On Thursday, April 17, Steve Taylor, of the New Hampshire Humanities Council, will present a program on the history of one-room school houses, sponsored by the Hollis Historical Society. The program begins at 7:30 p.m. at Pine Hill School, 69 Ranger Road.

In the olden days, traveling to the center of town to attend school was not practical, so children were educated in rural schoolhouses spread throughout the area. In 1818, there were 12 districts in Hollis, which later expanded to 14. One of the original one-room schoolhouses still standing today is District No. 3, the Old Pine Hill Schoolhouse, which stood at the fork in the road on the north side of Pine Hill Road, at the intersection of Nartoff Road. At some point, the 22-foot-by-22-foot building was widened to become 22-foot-by-28-foot.

When District 12, East “Brimstone” School, merged with District 3 in 1874, Schoolhouse No. 12, at Parker Lane and Rideout Road, was sold and Pine Hill Schoolhouse was moved over the hill to the west side of Ranger Road to be more centrally located. In 1916, the town voted to build a new, larger school for District 3, and the two-room New Pine Hill Schoolhouse opened in January 1917. The new school was used until 1934. It was converted to a residence in the 1940s, and is currently lived in by Howe’s cousins, John and Linda Seager.

Born in 1910, Sharon’s father, Clarence Howe, was the last family member to attend classes in the Old Pine Hill Schoolhouse. He spent the 1916 year there, just prior to the opening of the new school.

Sharon Howe’s grandfather, John Howe, lived in the farm that bordered Ranger Road and Howe Lane. Since the old schoolhouse was no longer needed, he purchased it for $25, rolled it across the road and set it on a fieldstone foundation at the edge of his cornfield.

“My grandfather built a basement, and used it for storing apples,” she said. “His cows got tuberculosis and had to move to a new, clean building, so he built an addition onto the schoolhouse in the 1930s.”

At some point, the schoolhouse was used as housing. There was a privy and a small shed for a carriage. Howe chuckles as she talks about the outhouse used by the kids – it was held together with poison ivy, and she and her cousins had to be very careful.

Following John Howe’s death in 1945, his sons took over the farm, including Sharon’s father.

“It was a very secure, loving, safe environment,” she said of her childhood. “My dad was on the farm, my grandmother was always home, my uncles were there – there was always family there, you were never alone, everyone looked out for each other. We wore whistles when playing and could blow the whistle if we needed help.”

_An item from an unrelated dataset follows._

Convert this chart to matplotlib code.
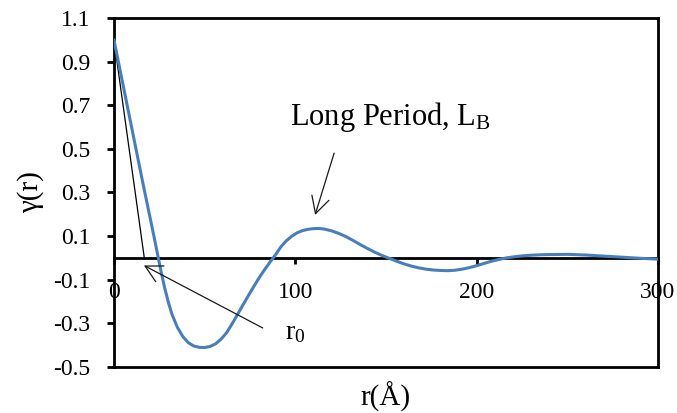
import matplotlib
matplotlib.use("Agg")
import matplotlib.pyplot as plt

plt.rcParams['font.family'] = ['Liberation Serif', 'DejaVu Serif']
plt.rcParams['mathtext.fontset'] = 'custom'
plt.rcParams['mathtext.rm'] = 'Liberation Serif'
plt.rcParams['mathtext.it'] = 'Liberation Serif:italic'

# correlation function
r_vals = [0, 4, 8, 12, 16, 20, 22, 24, 26, 28, 30, 32, 35, 38, 41, 44, 47,
          50, 53, 56, 59, 62, 65, 68, 71, 74, 77, 80, 83, 86, 89, 92, 95, 98,
          101, 104, 107, 110, 113, 116, 120, 124, 128, 132, 136, 140, 144,
          148, 152, 156, 160, 164, 168, 172, 176, 180, 184, 188, 192, 196,
          200, 204, 208, 212, 216, 220, 225, 230, 235, 240, 250, 260, 270,
          280, 290, 300]
gamma_vals = [1.0, 0.835, 0.67, 0.505, 0.34, 0.18, 0.10, 0.017, -0.065, -0.14,
              -0.205, -0.26, -0.32, -0.362, -0.39, -0.405, -0.411,
              -0.412, -0.407, -0.395, -0.374, -0.345, -0.305, -0.262, -0.218,
              -0.175, -0.133, -0.092, -0.055, -0.02, 0.013, 0.05, 0.078, 0.099,
              0.115, 0.125, 0.131, 0.134, 0.135, 0.132, 0.124, 0.112, 0.097,
              0.079, 0.06, 0.042, 0.025,
              0.01, -0.003, -0.016, -0.028, -0.038, -0.046, -0.052, -0.056,
              -0.058, -0.059, -0.057, -0.052, -0.045,
              -0.036, -0.026, -0.016, -0.008, -0.001, 0.004, 0.009, 0.012,
              0.014, 0.015, 0.016, 0.013, 0.008,
              0.003, -0.002, -0.006]

# tangent at r=0 down to r0
tangent_r = [0, 16.7]
tangent_g = [1.0, 0.0]

x_ticks = [0, 100, 200, 300]
y_ticks = [1.1, 0.9, 0.7, 0.5, 0.3, 0.1, -0.1, -0.3, -0.5]

fig = plt.figure(figsize=(6.77, 4.13), dpi=100)
ax = fig.add_axes([0.1684, 0.1121, 0.8035, 0.8436])

ax.plot(r_vals, gamma_vals, color='#4A7EBB', lw=2.2, zorder=3,
        solid_joinstyle='round')
ax.plot(tangent_r, tangent_g, color='black', lw=0.9, zorder=2)

ax.set_xlim(0, 300)
ax.set_ylim(-0.5, 1.1)

# x axis crosses at zero, Excel style
ax.spines['bottom'].set_position(('data', 0))
for s in ax.spines.values():
    s.set_linewidth(2)
    s.set_color('black')
ax.plot([0, 1], [0, 0], transform=ax.transAxes, color='black', lw=2,
        clip_on=False, solid_capstyle='projecting')

ax.set_xticks(x_ticks)
ax.set_xticklabels([str(v) for v in x_ticks])
ax.set_yticks(y_ticks)
ax.set_yticklabels(['%.1f' % v for v in y_ticks])
ax.tick_params(axis='x', direction='out', length=4.5, width=2, pad=13,
               labelsize=17)
ax.tick_params(axis='y', direction='out', length=5, width=2, pad=12,
               labelsize=17)

ax.set_xlabel('r(Å)', fontsize=21)
ax.xaxis.set_label_coords(0.5, -0.087)
ax.xaxis.label.set_va('center')
ax.set_ylabel('γ(r)', fontsize=21)
ax.yaxis.set_label_coords(-0.153, 0.5)
ax.yaxis.label.set_va('center')

arrow = dict(arrowstyle='->,head_length=0.6,head_width=0.32', color='#1a1a1a',
             lw=0.9, mutation_scale=20, shrinkA=0, shrinkB=0)
ax.annotate('', xy=(16.5, -0.035), xytext=(82, -0.322), arrowprops=arrow)
ax.annotate('', xy=(110.9, 0.197), xytext=(121.4, 0.481), arrowprops=arrow)

ax.text(97.1, 0.61, r'Long Period, L$_\mathrm{B}$', fontsize=22,
        ha='left', va='baseline')
ax.text(94.3, -0.373, r'r$_\mathrm{0}$', fontsize=20, ha='left', va='baseline')

fig.savefig('out.png', dpi=100)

The 150 acres owned by her grandfather still remains in the family, although it was eventually subdivided by Howe and her cousins. Her aunt, who was born in the farmhouse and loved it, took over the property with the farmhouse, and Howe chose the old schoolhouse that was a happy part of her childhood and a favorite place to play.

“By the time we were playing in it, people had lived in it and it was loaded with debris. There were plows, cultivators, pieces of iron and pieces of brick from the chimney that had collapsed. There were household things, trunks of letters – we would go through the trunks thinking we would find love letters from the Civil War, but of course we could barely read the handwriting.”

The old schoolhouse had fallen into disrepair by the time Howe took it on in 1992, and she invested a great deal of time, labor and money into restoring it.

“I didn’t know what I was getting into,” she said, with the wisdom of hindsight.

She moved the building from the edge of the cornfield to its current, fourth location at 69 Ranger Road. It was dismantled, turned 180 degrees so it would face south, and reassembled on a granite foundation with a replica of the old chimney. The original wainscoting is still there, and several original windows have been restored. The original floorboards are still there, too, except for a few that were too rotten to use. Howe managed to have the restoration completed in time for the tours and teas that were held in 1998 by the Hollis Historical Society.

Today, visitors can see the old windows, and “ghost” outlines of desks that are long gone, but leave their mark where they were painted around. Graffiti, in the form of carvings, is also plentiful, everything from initials to a pocketknife rendering of a house. A new, sturdy wooden teacher’s platform stands where the original would have been, and some benches have been added. An old woodstove, donated by Hilda Hildreth from the school that used to occupy a part of the Worcester block, sits where the original stove would have been. The privy still is tucked away in the far corner of the hallway.

The original, narrow storage cupboard still stands in the doorway, and Howe has an official inventory list from 1886, that included two blackboards, a map of New Hampshire, a bell, one clock, one Webster Dictionary, and a very limited number of readers and arithmetic books. Howe hopes to acquire some authentic books to help with furnish the schoolhouse.

Those who attend the presentation on April 17 will learn how the rural one-room schoolhouses were the backbone of primary education for generations, but they also faced challenges, such as variations in districts’ ability to finance education, finding qualified teachers, curriculum, discipline and community involvement – issues that still are relevant today.